Col. Glenn E. Duncan was commanding officer of the 353rd Fighter Group, the top ace in the Group and one of the top pilots in the Eighth Air Force with 19.5 aerial victories. He was shot down in Germany in July 1944 then traveled to Holland, where he evaded capture and worked with the Dutch resistance until the end of the war.

Walter C. Beckham was one of the top P-47 Thunderbolt aces and claimed 18 kills from September 1943 until February 1944 when he was shot down while strafing the Ostheim airfield. He was a prisoner in Stalag Luft III and Stalag XIII-D.

Lt. Col. Loren G. McCollom commanded the 353rd Fighter Squadron from August to November 1943 after commanding the 6lst Fighter Squadron, 56th Fighter Group. He was shot down by flak in November 1943 and was a prisoner at Stalag Luft I.

Lt. Col. Joseph A. Morris commanded the 353rd Fighter Group from the beginning to 16 August 1943, MIA.

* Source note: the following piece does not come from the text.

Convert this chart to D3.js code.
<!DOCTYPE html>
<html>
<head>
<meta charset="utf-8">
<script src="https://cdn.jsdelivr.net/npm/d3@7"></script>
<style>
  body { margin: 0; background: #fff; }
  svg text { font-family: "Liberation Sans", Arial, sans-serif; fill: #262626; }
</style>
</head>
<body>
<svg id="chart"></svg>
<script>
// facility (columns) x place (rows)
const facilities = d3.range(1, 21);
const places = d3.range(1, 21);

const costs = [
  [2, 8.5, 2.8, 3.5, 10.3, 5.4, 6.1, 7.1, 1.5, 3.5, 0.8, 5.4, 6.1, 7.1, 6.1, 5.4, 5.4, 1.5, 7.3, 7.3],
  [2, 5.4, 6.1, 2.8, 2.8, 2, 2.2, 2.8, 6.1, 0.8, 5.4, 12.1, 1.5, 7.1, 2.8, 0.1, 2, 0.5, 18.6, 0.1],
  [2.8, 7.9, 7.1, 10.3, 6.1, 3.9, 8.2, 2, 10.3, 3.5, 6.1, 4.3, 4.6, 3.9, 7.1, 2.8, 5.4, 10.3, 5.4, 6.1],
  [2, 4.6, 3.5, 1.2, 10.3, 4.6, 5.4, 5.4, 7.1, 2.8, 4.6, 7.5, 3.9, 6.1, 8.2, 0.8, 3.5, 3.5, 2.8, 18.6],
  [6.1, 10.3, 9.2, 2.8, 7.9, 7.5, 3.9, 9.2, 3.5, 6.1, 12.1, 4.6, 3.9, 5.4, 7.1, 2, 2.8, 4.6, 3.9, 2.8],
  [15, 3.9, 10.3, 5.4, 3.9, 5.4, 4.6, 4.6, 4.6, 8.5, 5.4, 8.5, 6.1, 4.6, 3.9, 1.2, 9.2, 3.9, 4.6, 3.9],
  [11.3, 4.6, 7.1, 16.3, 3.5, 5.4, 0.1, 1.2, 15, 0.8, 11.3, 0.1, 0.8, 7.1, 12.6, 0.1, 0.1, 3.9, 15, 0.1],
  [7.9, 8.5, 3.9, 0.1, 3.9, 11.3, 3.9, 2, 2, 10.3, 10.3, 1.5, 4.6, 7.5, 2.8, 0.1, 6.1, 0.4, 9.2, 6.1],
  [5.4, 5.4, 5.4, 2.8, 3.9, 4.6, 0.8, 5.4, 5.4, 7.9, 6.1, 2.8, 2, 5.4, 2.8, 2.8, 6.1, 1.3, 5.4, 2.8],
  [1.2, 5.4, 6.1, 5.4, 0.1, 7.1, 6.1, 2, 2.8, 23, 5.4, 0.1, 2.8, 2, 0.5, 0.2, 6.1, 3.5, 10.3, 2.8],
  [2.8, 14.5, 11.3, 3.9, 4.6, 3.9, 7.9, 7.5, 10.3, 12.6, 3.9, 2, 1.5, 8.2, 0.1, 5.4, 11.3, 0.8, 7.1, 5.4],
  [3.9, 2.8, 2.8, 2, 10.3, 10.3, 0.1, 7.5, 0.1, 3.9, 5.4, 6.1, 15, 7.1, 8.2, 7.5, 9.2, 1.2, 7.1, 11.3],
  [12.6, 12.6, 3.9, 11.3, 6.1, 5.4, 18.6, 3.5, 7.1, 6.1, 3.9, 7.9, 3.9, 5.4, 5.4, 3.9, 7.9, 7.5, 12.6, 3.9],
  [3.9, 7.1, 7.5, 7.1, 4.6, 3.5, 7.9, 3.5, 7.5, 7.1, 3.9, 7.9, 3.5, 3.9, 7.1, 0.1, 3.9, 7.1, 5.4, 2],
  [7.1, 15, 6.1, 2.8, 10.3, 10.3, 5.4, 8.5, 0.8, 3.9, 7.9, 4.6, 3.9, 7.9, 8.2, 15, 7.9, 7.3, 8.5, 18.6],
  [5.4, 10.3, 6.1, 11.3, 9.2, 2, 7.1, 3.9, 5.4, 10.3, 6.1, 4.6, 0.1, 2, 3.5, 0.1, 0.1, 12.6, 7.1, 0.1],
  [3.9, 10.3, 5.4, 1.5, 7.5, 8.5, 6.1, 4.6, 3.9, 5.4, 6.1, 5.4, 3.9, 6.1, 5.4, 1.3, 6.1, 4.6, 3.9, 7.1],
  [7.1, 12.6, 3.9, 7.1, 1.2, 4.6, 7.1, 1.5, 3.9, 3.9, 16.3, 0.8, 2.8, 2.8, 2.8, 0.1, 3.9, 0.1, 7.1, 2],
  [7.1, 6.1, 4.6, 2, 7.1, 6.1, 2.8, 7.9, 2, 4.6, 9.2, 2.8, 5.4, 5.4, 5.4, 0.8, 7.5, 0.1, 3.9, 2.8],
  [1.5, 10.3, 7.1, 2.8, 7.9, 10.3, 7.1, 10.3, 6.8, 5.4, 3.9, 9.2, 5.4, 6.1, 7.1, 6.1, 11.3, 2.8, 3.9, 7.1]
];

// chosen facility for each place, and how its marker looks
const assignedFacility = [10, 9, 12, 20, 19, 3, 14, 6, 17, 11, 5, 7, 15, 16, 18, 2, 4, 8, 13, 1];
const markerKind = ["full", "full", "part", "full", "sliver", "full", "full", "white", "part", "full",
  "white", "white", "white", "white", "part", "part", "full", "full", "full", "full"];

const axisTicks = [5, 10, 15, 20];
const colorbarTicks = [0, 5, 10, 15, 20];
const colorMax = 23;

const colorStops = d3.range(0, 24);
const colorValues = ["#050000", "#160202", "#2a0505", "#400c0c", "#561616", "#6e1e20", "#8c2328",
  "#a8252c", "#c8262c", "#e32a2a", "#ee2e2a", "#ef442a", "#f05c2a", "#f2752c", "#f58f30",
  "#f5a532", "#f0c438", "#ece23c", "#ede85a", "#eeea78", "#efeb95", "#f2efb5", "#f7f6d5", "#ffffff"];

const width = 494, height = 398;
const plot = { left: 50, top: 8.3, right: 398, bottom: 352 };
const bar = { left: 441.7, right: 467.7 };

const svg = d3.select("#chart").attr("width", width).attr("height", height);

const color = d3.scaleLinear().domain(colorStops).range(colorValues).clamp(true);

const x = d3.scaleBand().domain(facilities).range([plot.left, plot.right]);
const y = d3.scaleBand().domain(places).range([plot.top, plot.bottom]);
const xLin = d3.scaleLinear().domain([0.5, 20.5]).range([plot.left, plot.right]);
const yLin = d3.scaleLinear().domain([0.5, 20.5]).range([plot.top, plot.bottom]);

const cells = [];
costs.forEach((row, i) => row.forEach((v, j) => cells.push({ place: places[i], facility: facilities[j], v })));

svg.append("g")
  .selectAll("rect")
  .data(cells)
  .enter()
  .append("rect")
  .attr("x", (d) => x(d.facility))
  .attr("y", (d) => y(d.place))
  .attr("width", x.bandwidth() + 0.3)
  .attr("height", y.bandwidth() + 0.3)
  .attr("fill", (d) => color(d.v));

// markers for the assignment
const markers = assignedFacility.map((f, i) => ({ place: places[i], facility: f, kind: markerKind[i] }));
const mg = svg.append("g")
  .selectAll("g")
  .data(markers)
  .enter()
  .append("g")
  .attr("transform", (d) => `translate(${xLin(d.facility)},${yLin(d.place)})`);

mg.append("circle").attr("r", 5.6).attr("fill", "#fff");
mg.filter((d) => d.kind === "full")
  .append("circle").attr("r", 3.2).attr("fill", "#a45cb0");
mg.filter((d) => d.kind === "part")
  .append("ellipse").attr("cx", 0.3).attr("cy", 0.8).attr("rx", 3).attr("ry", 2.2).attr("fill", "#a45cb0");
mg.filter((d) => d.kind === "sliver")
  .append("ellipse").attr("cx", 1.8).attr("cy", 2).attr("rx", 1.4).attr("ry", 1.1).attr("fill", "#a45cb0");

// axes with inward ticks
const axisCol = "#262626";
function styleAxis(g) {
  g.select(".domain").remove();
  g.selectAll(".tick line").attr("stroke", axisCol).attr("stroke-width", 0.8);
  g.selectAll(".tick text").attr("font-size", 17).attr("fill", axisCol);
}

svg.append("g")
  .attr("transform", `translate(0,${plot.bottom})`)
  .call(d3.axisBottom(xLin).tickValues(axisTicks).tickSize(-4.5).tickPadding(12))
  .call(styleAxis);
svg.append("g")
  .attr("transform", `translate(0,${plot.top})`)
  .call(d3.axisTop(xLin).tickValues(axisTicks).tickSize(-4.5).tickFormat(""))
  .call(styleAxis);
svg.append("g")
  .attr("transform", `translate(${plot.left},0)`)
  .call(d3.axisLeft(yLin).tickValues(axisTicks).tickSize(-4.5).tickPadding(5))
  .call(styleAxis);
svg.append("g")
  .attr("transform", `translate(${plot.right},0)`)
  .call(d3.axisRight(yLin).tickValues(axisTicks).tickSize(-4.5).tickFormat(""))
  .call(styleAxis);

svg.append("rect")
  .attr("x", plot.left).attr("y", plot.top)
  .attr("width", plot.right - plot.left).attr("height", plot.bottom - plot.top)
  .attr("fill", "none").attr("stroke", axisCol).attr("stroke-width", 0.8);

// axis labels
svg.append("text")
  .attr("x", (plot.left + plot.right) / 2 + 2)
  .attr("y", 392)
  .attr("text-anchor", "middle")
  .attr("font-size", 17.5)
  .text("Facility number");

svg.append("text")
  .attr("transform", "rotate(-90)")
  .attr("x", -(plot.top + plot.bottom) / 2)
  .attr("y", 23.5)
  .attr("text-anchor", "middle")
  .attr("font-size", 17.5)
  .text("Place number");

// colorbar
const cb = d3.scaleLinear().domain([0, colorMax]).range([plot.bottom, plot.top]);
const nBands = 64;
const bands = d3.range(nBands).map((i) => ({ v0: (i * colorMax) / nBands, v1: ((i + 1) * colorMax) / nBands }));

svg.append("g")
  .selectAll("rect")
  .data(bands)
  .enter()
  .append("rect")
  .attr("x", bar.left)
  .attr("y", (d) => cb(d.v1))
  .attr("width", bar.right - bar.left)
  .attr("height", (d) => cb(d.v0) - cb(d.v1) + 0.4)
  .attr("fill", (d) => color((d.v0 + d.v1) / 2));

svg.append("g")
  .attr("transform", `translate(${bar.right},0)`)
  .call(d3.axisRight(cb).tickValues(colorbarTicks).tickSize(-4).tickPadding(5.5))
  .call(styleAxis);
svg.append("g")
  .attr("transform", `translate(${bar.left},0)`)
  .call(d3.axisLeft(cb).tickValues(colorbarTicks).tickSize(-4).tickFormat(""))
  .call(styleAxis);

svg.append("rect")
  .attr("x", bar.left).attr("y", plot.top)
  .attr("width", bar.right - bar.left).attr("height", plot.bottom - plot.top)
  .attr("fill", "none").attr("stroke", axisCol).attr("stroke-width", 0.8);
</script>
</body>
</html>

Capt. Harrison B. "Bud" Tordoff was an Ace of the 353rd Fighter Group. He served two tours from October to December 1944 and March to May of 1945. During his second tour he was one few pilots in history to shoot down a Me 262 fighter jet. His aircraft, "Upupa Epops" survives him at the Flying Heritage & Combat Armor Museum in Everett, Washington.